•A number of deaths are as a result of infrastructural and resource limitation in the health sector.
•As a result, majority perish because their cancers are diagnosed when they are at advanced stages hence too late to curative treatment.
Kenyans will no longer have to travel outside the country for specialised cancer treatment.
This is after the first ever Integrated Molecular Imaging Centre and Hospitality centre was opened at the Kenyatta University Teaching, Referral and Research Hospital.
The ultra-modern medical facility is equipped with state-of-the-art equipment to offer comprehensive cancer management services.
The first comprehensive cancer centre in the country and the region, it will offer early diagnosis and treatment monitoring.
It covers 635 square metres located on three floors and a bunker for the cyclotron. The key function of the cyclotron machine is to produce radioisotopes (consumables) that are used to prepare the dosage injected into the patient for early diagnosis of cancer through the PET/CT machine.
The centre is also expected to offer accommodation to at least 100 patients and their families.
“The scourge of cancer has bedevilled the country for decades causing untold suffering and forcing many families to seek cancer diagnostic and treatment outside Kenya. Thousands of Kenyans who have been traveling overseas in search of Medicare will now get quality treatment in Kenya,” President Uhuru Kenyatta said during the commissioning of the centre.
Uhuru said the Hospitality Center at the hospital will ensure families will stay closer to their members accessing treatment at the facility further reducing overhead costs.
“The centre will ensure that family can stay close to their loved ones receiving treatment here, while also providing accommodation for outpatients from far a field as they await subsequent rounds of treatment; eliminating the need for the long back-and-forth journeys that levy a heavy toll on their health and recovery,” the President said.
He further urged Kenyans to register with National Hospital Insurance Fund, adding that NHIF will cover the cost of cancer diagnostic tests further eliminating the need of travelling overseas in search of quality medical care.
According to Health CS Mutahi Kagwe, a number of deaths are as a result of infrastructural and resource limitation in the health sector.
As a result, majority perish because their cancers are diagnosed when they are at advanced stages hence too late to curative treatment.
Data from the Health ministry shows cancer is the third leading cause of death in Kenya after infectious and cardiovascular diseases.
The data shows the annual incidence of cancer increased from 37,000 to 47,887 new cases with mortality rising from 28,500 to 32,987 between 2012 and 2018.
With the commissioning of the new centre, the impact is to be witnessed in the areas of early diagnosis, improved survivorship, reduction in waiting time, cost of treatment and a significant reduction in cancer realted deaths.
Kagwe said the opening of the Integrated Molecular Imaging Centre is yet another milestone in increasing access to quality healthcare for all Kenyans particularly, for cancer patients.
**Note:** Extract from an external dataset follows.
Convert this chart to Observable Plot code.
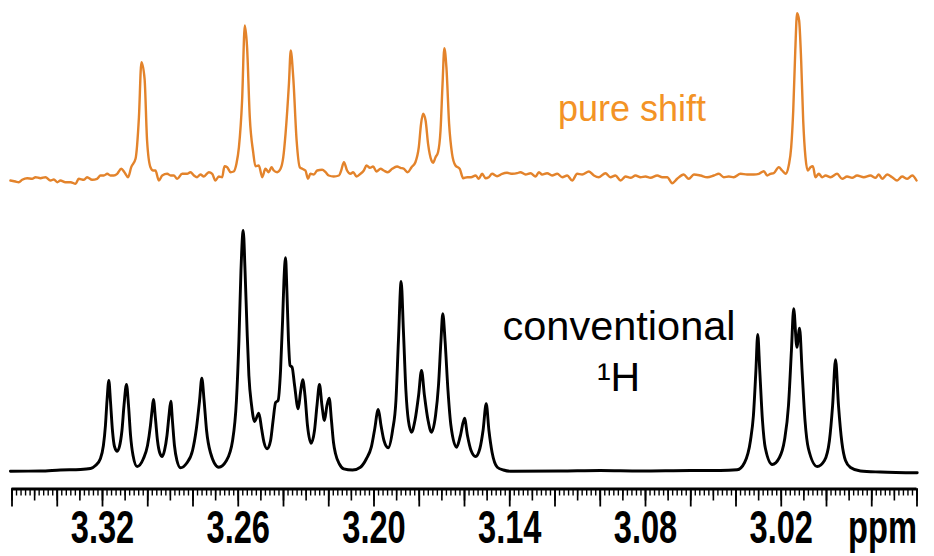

The CS said prioritizing the achievement of the Universal Healthcare Coverage remains a critical pillar of the Government strategy for sustained socioeconomic development adding that the launch of the imaging centre will bring the cost of healthcare significantly down.
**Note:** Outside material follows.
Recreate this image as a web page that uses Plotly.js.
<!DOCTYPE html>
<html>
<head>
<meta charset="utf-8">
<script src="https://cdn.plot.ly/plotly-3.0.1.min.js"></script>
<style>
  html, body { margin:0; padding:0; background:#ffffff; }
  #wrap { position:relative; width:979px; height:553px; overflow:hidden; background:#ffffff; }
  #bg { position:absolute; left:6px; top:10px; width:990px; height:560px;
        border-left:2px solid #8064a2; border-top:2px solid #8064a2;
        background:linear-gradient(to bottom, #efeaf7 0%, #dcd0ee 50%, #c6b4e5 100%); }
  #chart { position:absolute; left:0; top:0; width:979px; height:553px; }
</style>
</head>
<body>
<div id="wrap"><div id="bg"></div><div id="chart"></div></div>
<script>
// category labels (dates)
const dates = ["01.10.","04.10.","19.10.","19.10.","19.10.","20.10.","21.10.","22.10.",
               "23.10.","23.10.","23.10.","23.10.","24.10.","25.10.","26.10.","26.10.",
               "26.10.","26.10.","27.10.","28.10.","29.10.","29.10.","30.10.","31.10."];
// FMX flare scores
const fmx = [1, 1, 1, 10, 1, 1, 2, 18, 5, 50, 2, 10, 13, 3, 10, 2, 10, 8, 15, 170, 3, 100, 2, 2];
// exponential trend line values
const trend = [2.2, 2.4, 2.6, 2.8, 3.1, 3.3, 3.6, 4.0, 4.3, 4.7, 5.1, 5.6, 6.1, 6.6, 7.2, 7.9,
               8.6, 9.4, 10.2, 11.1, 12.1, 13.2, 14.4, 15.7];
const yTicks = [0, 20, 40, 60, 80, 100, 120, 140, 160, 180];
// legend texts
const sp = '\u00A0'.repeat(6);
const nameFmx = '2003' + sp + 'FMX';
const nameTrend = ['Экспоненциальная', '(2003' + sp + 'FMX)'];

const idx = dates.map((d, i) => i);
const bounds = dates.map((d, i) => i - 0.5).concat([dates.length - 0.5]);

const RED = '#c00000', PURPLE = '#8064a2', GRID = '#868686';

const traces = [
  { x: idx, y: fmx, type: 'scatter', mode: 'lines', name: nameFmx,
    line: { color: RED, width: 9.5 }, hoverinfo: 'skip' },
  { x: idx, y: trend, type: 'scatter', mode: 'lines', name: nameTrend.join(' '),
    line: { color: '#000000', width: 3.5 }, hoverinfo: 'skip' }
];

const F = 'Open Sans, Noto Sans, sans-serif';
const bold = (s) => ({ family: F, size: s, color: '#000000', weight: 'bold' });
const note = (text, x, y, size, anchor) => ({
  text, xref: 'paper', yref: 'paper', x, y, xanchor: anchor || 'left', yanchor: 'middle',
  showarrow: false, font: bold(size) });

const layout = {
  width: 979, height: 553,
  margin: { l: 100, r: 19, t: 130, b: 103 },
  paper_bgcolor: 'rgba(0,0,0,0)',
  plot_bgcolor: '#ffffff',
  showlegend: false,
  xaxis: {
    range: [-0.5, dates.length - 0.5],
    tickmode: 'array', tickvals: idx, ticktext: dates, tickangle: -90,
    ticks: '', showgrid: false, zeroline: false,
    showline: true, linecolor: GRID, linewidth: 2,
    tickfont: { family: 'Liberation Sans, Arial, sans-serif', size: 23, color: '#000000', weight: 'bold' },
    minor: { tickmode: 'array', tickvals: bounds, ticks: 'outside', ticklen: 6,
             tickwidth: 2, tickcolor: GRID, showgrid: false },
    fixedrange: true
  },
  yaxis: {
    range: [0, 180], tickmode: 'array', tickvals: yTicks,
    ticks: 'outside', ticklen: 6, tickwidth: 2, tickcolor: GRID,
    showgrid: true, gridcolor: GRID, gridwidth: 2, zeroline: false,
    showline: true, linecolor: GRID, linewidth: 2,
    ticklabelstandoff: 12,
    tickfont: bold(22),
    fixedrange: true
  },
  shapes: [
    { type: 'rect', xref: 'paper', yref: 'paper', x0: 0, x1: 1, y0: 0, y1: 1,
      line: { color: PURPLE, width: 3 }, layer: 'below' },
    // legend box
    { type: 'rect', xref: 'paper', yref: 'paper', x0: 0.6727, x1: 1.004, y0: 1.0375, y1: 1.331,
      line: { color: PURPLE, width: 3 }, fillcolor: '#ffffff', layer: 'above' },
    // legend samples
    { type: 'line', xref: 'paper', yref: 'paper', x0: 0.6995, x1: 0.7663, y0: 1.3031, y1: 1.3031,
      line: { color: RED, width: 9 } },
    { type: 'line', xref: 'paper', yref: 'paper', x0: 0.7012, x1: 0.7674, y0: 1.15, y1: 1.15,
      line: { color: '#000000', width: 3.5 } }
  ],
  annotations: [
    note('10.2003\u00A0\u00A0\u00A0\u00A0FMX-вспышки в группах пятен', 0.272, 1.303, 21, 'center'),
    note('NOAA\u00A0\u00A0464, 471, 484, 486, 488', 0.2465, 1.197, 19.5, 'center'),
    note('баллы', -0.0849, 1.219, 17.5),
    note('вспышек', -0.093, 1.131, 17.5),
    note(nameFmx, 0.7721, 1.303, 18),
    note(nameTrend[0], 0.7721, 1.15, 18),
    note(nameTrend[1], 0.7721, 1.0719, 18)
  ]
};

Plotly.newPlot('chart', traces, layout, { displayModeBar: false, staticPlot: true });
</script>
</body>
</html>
“Indeed, the Health Ministry remains committed to spearheading the achievement of the strategic objectives of the Kenya Health Policy (KHP) 2012–2030 by ensuring the provision of health care to all Kenyans in the most affordable, equitable, accessible, and responsive manner,” Kagwe said.
KUTRRH board chairperson Professor Olive Mugenda said the Integrated Molecular Imaging Center will be critical in addressing the gap in screening and diagnosis of cancer in the country.
Data from Kenyatta National Hospital shows that about 64 per cent of cancer patients in Kenya are diagnosed at advanced stages when treatment is difficult to achieve.
Projections show cancer cases will rise by about 70 per cent in the next two decades, with significant and rising economic effects.
Cancer care in the country at both national and county government levels has in the past years suffered from inadequate financing.
Even though up to 40 per cent of cancers can be prevented, Kenya continues to grapple with a high burden of risk factors.
For instance, about 27.9 per cent of Kenyans are overweight and obese, while 94 per cent do not consume adequate fruits and vegetables.
“It is important to build the capacity of our health workers at the lower level to catch these cases early because if they are caught early then chances of the outcomes being better will be higher,” NCI CEO Alfred Karagu said.
Tobacco use among adults is about 13.3 per cent, while alcohol use is at 19.3 per cent.